Exercise directions: Retype word for word the first line of the listing and each line after it up to the line with "616.47, 616.68]", with the pictures taken out.

##### Given data #####

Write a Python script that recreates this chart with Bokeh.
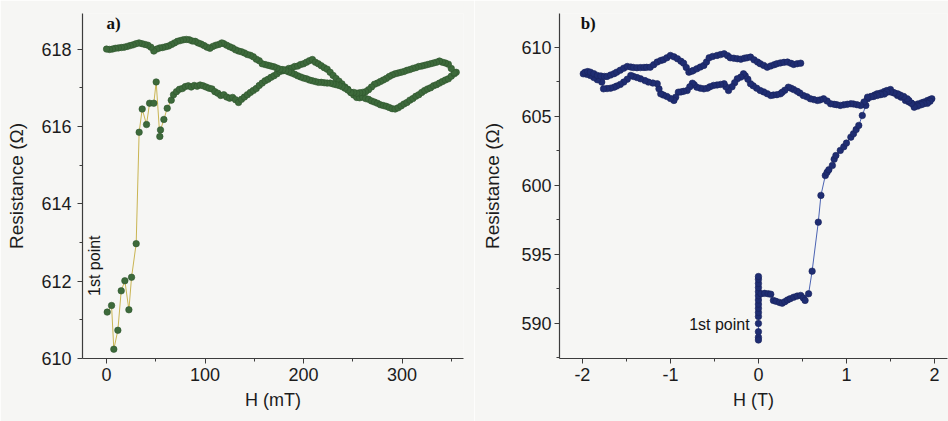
import math
from bokeh.plotting import figure
from bokeh.layouts import row
from bokeh.models import FixedTicker, Range1d, Label
from bokeh.embed import file_html
from bokeh.resources import INLINE

# ---------------- panel a: low-field sweep (mT) ----------------
# first scattered points after switching on
h_a_start = [0.7, 5.1, 7.4, 11.5, 14.9, 18.6, 22.7, 25.4, 30.1, 33.1, 36.2, 40.6,
             43.7, 48.0, 50.4, 54.1, 54.8, 58.2, 61.6, 65.7]
r_a_start = [611.20, 611.37, 610.24, 610.73, 611.75, 612.01, 611.26, 612.10, 612.97,
             615.85, 616.45, 616.05, 616.60, 616.60, 617.15, 615.74, 615.91, 616.18,
             616.47, 616.68]

# increasing field, 68 -> 355 mT
h_a_up = [68, 71, 74, 77, 80, 83, 86, 89, 92, 95, 98, 101, 104, 107, 110, 113, 116, 119,
          122, 125, 128, 131, 134, 137, 140, 143, 146, 149, 152, 155, 158, 161, 164, 167,
          170, 173, 176, 179, 182, 185, 188, 191, 194, 197, 200, 203, 206, 209, 212, 215,
          218, 221, 224, 227, 230, 233, 236, 239, 242, 245, 248, 251, 254, 257, 260, 263,
          266, 269, 272, 275, 278, 281, 284, 287, 290, 293, 296, 299, 302, 305, 308, 311,
          314, 317, 320, 323, 326, 329, 332, 335, 338, 341, 344, 347, 350, 353, 355]
r_a_up = [616.82, 616.90, 616.96, 616.98, 617.03, 617.05, 617.02, 617.06, 617.04, 617.07,
          617.05, 617.02, 616.99, 616.97, 616.90, 616.86, 616.80, 616.82, 616.76, 616.73,
          616.75, 616.69, 616.62, 616.70, 616.76, 616.82, 616.88, 616.93, 616.98, 617.06,
          617.12, 617.18, 617.22, 617.27, 617.31, 617.36, 617.42, 617.44, 617.46, 617.50,
          617.51, 617.55, 617.56, 617.60, 617.62, 617.66, 617.70, 617.73, 617.66, 617.62,
          617.57, 617.52, 617.48, 617.40, 617.32, 617.24, 617.17, 617.10, 617.02, 616.96,
          616.88, 616.81, 616.75, 616.74, 616.76, 616.72, 616.70, 616.66, 616.63, 616.60,
          616.56, 616.54, 616.52, 616.49, 616.46, 616.45, 616.48, 616.53, 616.58, 616.62,
          616.68, 616.72, 616.78, 616.82, 616.88, 616.93, 616.97, 617.00, 617.05, 617.08,
          617.12, 617.16, 617.20, 617.23, 617.30, 617.36, 617.40]

# decreasing field, 353 -> 0 mT
h_a_down = [353, 350, 347, 344, 341, 338, 335, 332, 329, 326, 323, 320, 317, 314, 311, 308,
            305, 302, 299, 296, 293, 290, 287, 284, 281, 278, 275, 272, 269, 266, 263, 260,
            257, 254, 251, 248, 245, 242, 239, 236, 233, 230, 227, 224, 221, 218, 215, 212,
            209, 206, 203, 200, 197, 194, 191, 188, 185, 182, 179, 176, 173, 170, 167, 164,
            161, 158, 155, 152, 149, 146, 143, 140, 137, 134, 131, 128, 125, 122, 119, 117,
            114, 111, 108, 105, 102, 99, 96, 93, 90, 87, 84, 81, 78, 75, 72, 69, 66, 63, 60,
            57, 54, 51, 48, 45, 42, 39, 36, 33, 30, 27, 24, 21, 18, 15, 12, 9, 6, 3, 0]
r_a_down = [617.39, 617.50, 617.61, 617.64, 617.66, 617.69, 617.66, 617.64, 617.62, 617.60,
            617.58, 617.56, 617.55, 617.52, 617.50, 617.47, 617.45, 617.42, 617.40, 617.38,
            617.36, 617.33, 617.29, 617.24, 617.20, 617.16, 617.12, 617.09, 617.02, 616.95,
            616.90, 616.88, 616.87, 616.86, 616.88, 616.88, 616.94, 616.99, 617.03, 617.06,
            617.08, 617.10, 617.12, 617.12, 617.13, 617.14, 617.14, 617.16, 617.18, 617.20,
            617.23, 617.25, 617.28, 617.31, 617.35, 617.38, 617.41, 617.44, 617.47, 617.48,
            617.51, 617.54, 617.56, 617.58, 617.60, 617.62, 617.70, 617.74, 617.80, 617.84,
            617.86, 617.90, 617.93, 617.95, 617.98, 618.03, 618.06, 618.10, 618.14, 618.16,
            618.12, 618.10, 618.07, 618.02, 618.05, 618.09, 618.13, 618.16, 618.20, 618.21,
            618.24, 618.25, 618.24, 618.22, 618.20, 618.16, 618.12, 618.08, 618.06, 618.04,
            618.03, 618.00, 617.95, 618.05, 618.10, 618.12, 618.14, 618.16, 618.14, 618.11,
            618.09, 618.07, 618.05, 618.04, 618.03, 618.02, 618.00, 617.99, 618.00]

h_a = h_a_start + h_a_up + h_a_down
r_a = r_a_start + r_a_up + r_a_down

# ---------------- panel b: high-field sweep (T) ----------------
h_b_start = [0.0] * 15 + [0.03, 0.07, 0.11, 0.14, 0.17, 0.20, 0.24, 0.27, 0.30, 0.33, 0.36,
             0.40, 0.44, 0.48, 0.51, 0.53, 0.57, 0.61, 0.68, 0.71, 0.76, 0.78, 0.80, 0.84,
             0.86, 0.88, 0.93, 0.97, 1.00, 1.05, 1.08, 1.11, 1.14, 1.18, 1.22, 1.24]
r_b_start = [589.0, 588.8, 589.4, 590.0, 590.5, 590.8, 591.1, 591.4, 591.7, 592.0, 592.3,
             592.6, 592.9, 593.2, 593.4,
             592.15, 592.18, 592.15, 592.12, 591.67, 591.60, 591.52, 591.47, 591.58, 591.70,
             591.79, 591.90, 591.98, 592.03, 591.85, 591.67, 592.15, 593.79, 597.34, 599.28,
             600.72, 600.95, 601.14, 601.45, 601.90, 602.17, 602.54, 602.80, 603.07, 603.50,
             603.75, 604.05, 604.35, 605.07, 605.80, 606.28]

h_b_top = [1.28, 1.32, 1.35, 1.39, 1.43, 1.46, 1.50, 1.54, 1.58, 1.62, 1.67, 1.71, 1.74,
           1.77, 1.81, 1.85, 1.88, 1.92, 1.95, 1.97]
r_b_top = [606.45, 606.55, 606.64, 606.70, 606.80, 606.88, 606.95, 606.70, 606.52, 606.40,
           606.16, 606.05, 605.95, 605.80, 605.90, 605.98, 606.04, 606.15, 606.22, 606.28]

# decreasing field, 2 -> -2 T
h_b_down = [1.95, 1.92, 1.88, 1.85, 1.81, 1.77, 1.74, 1.71, 1.69, 1.65, 1.61, 1.58, 1.54,
            1.50, 1.46, 1.43, 1.39, 1.35, 1.31, 1.28, 1.24, 1.20, 1.16, 1.12, 1.08, 1.05,
            1.01, 0.97, 0.93, 0.89, 0.86, 0.82, 0.78, 0.74, 0.70, 0.67, 0.63, 0.59, 0.55,
            0.51, 0.47, 0.44, 0.40, 0.37, 0.34, 0.30, 0.27, 0.25, 0.21, 0.17, 0.14, 0.10,
            0.06, 0.02, -0.02, -0.06, -0.09, -0.12, -0.15, -0.17, -0.20, -0.24, -0.27, -0.30,
            -0.34, -0.37, -0.39, -0.43, -0.47, -0.51, -0.55, -0.58, -0.62, -0.66, -0.70,
            -0.73, -0.75, -0.78, -0.81, -0.85, -0.88, -0.91, -0.94, -0.96, -1.00, -1.04,
            -1.08, -1.11, -1.13, -1.15, -1.20, -1.25, -1.29, -1.34, -1.38, -1.42, -1.45,
            -1.49, -1.53, -1.57, -1.61, -1.64, -1.68, -1.72, -1.76, -1.78, -1.83, -1.87,
            -1.91, -1.95, -1.99]
r_b_down = [606.10, 605.95, 605.92, 605.85, 605.75, 605.67, 605.95, 606.15, 606.28, 606.45,
            606.55, 606.64, 606.72, 606.78, 606.76, 606.62, 606.58, 606.52, 606.45, 606.42,
            606.40, 606.05, 605.80, 605.85, 605.90, 605.92, 605.88, 605.84, 605.80, 605.85,
            605.88, 605.92, 606.12, 606.28, 606.20, 606.16, 606.22, 606.28, 606.42, 606.52,
            606.70, 606.82, 606.95, 607.05, 607.12, 606.90, 606.75, 606.64, 606.58, 606.55,
            606.52, 606.65, 606.78, 606.88, 607.05, 607.22, 607.37, 607.70, 607.95, 608.09,
            607.85, 607.73, 607.45, 607.15, 606.88, 607.15, 607.37, 607.32, 607.28, 607.25,
            607.15, 607.05, 607.00, 607.05, 607.12, 607.30, 607.41, 607.15, 606.88, 606.82,
            606.78, 606.76, 606.40, 606.16, 606.30, 606.45, 606.55, 606.64, 607.00, 607.37,
            607.42, 607.49, 607.60, 607.73, 607.82, 607.90, 607.97, 607.70, 607.49, 607.32,
            607.20, 607.12, 607.05, 607.02, 607.00, 607.49, 607.66, 607.82, 607.97, 608.05,
            608.09]

# increasing field again, -2 -> 0.5 T
h_b_up = [-1.97, -1.94, -1.91, -1.87, -1.83, -1.79, -1.75, -1.72, -1.68, -1.64, -1.61,
          -1.57, -1.53, -1.49, -1.45, -1.42, -1.38, -1.34, -1.30, -1.27, -1.23, -1.19, -1.15,
          -1.11, -1.08, -1.04, -1.00, -0.96, -0.92, -0.88, -0.85, -0.82, -0.79, -0.76, -0.74,
          -0.70, -0.66, -0.62, -0.59, -0.56, -0.52, -0.47, -0.43, -0.39, -0.35, -0.32, -0.28,
          -0.24, -0.20, -0.16, -0.13, -0.09, -0.05, -0.01, 0.02, 0.06, 0.10, 0.14, 0.18, 0.21,
          0.25, 0.29, 0.33, 0.37, 0.40, 0.44, 0.48]
r_b_up = [608.20, 608.25, 608.21, 608.10, 607.97, 607.93, 607.90, 607.90, 608.00, 608.10,
          608.21, 608.35, 608.50, 608.62, 608.58, 608.55, 608.53, 608.54, 608.55, 608.56,
          608.57, 608.75, 608.94, 609.05, 609.11, 609.25, 609.42, 609.32, 609.18, 609.00,
          608.86, 608.55, 608.21, 608.27, 608.33, 608.45, 608.58, 608.70, 608.95, 609.25,
          609.35, 609.42, 609.48, 609.54, 609.40, 609.25, 609.22, 609.18, 609.15, 609.22,
          609.25, 609.30, 609.10, 608.94, 608.82, 608.70, 608.57, 608.66, 608.75, 608.82,
          608.88, 608.92, 608.94, 608.85, 608.77, 608.82, 608.86]

h_b = h_b_start + h_b_top + h_b_down + h_b_up
r_b = r_b_start + r_b_top + r_b_down + r_b_up

# tick positions and labels
xa_major, xa_minor = [0, 100, 200, 300], [-50, 50, 150, 250, 350]
ya_major, ya_minor = [610, 612, 614, 616, 618], [611, 613, 615, 617]
xb_major, xb_minor = [-2, -1, 0, 1, 2], [-1.5, -0.5, 0.5, 1.5]
xb_labels = ["-2", "-1", "0", "1", "2"]
yb_major, yb_minor = [590, 595, 600, 605, 610], [587.5, 592.5, 597.5, 602.5, 607.5]

BG = "#f6f6f4"
FONT = "Liberation Sans"


def make_fig(xr, yr, borders):
    left, right, top, bottom = borders
    p = figure(width=474, height=421, x_range=Range1d(*xr), y_range=Range1d(*yr),
               output_backend="svg", toolbar_location=None,
               min_border_left=left, min_border_right=right,
               min_border_top=top, min_border_bottom=bottom)
    p.background_fill_color = BG
    p.border_fill_color = BG
    p.outline_line_color = None
    p.xgrid.visible = False
    p.ygrid.visible = False
    for ax in (p.xaxis[0], p.yaxis[0]):
        ax.axis_line_color = "#3c3c3c"
        ax.axis_line_width = 1.2
        ax.major_tick_line_color = "#3c3c3c"
        ax.minor_tick_line_color = "#3c3c3c"
        ax.major_tick_out = 5
        ax.major_tick_in = 0
        ax.minor_tick_out = 3
        ax.minor_tick_in = 0
        ax.major_label_text_font = FONT
        ax.major_label_text_font_size = "18px"
        ax.major_label_text_color = "#1c1c1c"
        ax.axis_label_text_font = FONT
        ax.axis_label_text_font_style = "normal"
        ax.axis_label_text_font_size = "18px"
        ax.axis_label_text_color = "#1c1c1c"
    return p


# panel a
pa = make_fig((-24.4, 362.4), (610.0, 618.92), (82, 11, 12, 61))
pa.xaxis.ticker = FixedTicker(ticks=xa_major, minor_ticks=xa_minor)
pa.yaxis.ticker = FixedTicker(ticks=ya_major, minor_ticks=ya_minor)
pa.xaxis.axis_label = "H (mT)"
pa.yaxis.axis_label = "Resistance (Ω)"
pa.yaxis.axis_label_text_font_size = "19px"
pa.yaxis.major_label_standoff = 6
pa.yaxis.axis_label_standoff = 11
pa.xaxis.major_label_standoff = 4
pa.xaxis.axis_label_standoff = 6
pa.line(h_a, r_a, line_color="#c9b452", line_width=1)
pa.scatter(h_a, r_a, size=6.5, fill_color="#3d6a3b", line_color="#2f552e", line_width=0.6)
pa.add_layout(Label(x=0, y=618.9, text="a)", text_font="Liberation Serif",
                    text_font_style="bold", text_font_size="17px", text_color="#111111",
                    text_align="left", text_baseline="top"))
pa.add_layout(Label(x=-12.2, y=612.4, text="1st point", text_font=FONT,
                    text_font_size="16px", text_color="#151515", angle=math.pi / 2,
                    text_align="center", text_baseline="middle"))

# panel b
pb = make_fig((-2.26, 2.148), (587.46, 612.46), (85, 1, 13, 63))
pb.xaxis.ticker = FixedTicker(ticks=xb_major, minor_ticks=xb_minor)
pb.xaxis.major_label_overrides = {t: s for t, s in zip(xb_major, xb_labels)}
pb.yaxis.ticker = FixedTicker(ticks=yb_major, minor_ticks=yb_minor)
pb.xaxis.axis_label = "H (T)"
pb.yaxis.axis_label = "Resistance (Ω)"
pb.yaxis.axis_label_text_font_size = "19px"
pb.yaxis.major_label_standoff = 3
pb.yaxis.axis_label_standoff = 15
pb.xaxis.major_label_standoff = 4
pb.xaxis.axis_label_standoff = 6
pb.line(h_b, r_b, line_color="#4a62b2", line_width=1)
pb.scatter(h_b, r_b, size=6.5, fill_color="#1f2d72", line_color="#19245c", line_width=0.6)
pb.add_layout(Label(x=-2.02, y=612.4, text="b)", text_font="Liberation Serif",
                    text_font_style="bold", text_font_size="17px", text_color="#111111",
                    text_align="left", text_baseline="top"))
pb.add_layout(Label(x=-0.1, y=589.95, text="1st point", text_font=FONT,
                    text_font_size="16px", text_color="#151515",
                    text_align="right", text_baseline="middle"))

layout = row(pa, pb)
open("out.html", "w").write(file_html(layout, INLINE))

#####

Solution:
Write a Python script that recreates this chart with Bokeh.
import math
from bokeh.plotting import figure
from bokeh.layouts import row
from bokeh.models import FixedTicker, Range1d, Label
from bokeh.embed import file_html
from bokeh.resources import INLINE

# ---------------- panel a: low-field sweep (mT) ----------------
# first scattered points after switching on
h_a_start = [0.7, 5.1, 7.4, 11.5, 14.9, 18.6, 22.7, 25.4, 30.1, 33.1, 36.2, 40.6,
             43.7, 48.0, 50.4, 54.1, 54.8, 58.2, 61.6, 65.7]
r_a_start = [611.20, 611.37, 610.24, 610.73, 611.75, 612.01, 611.26, 612.10, 612.97,
             615.85, 616.45, 616.05, 616.60, 616.60, 617.15, 615.74, 615.91, 616.18,
             616.47, 616.68]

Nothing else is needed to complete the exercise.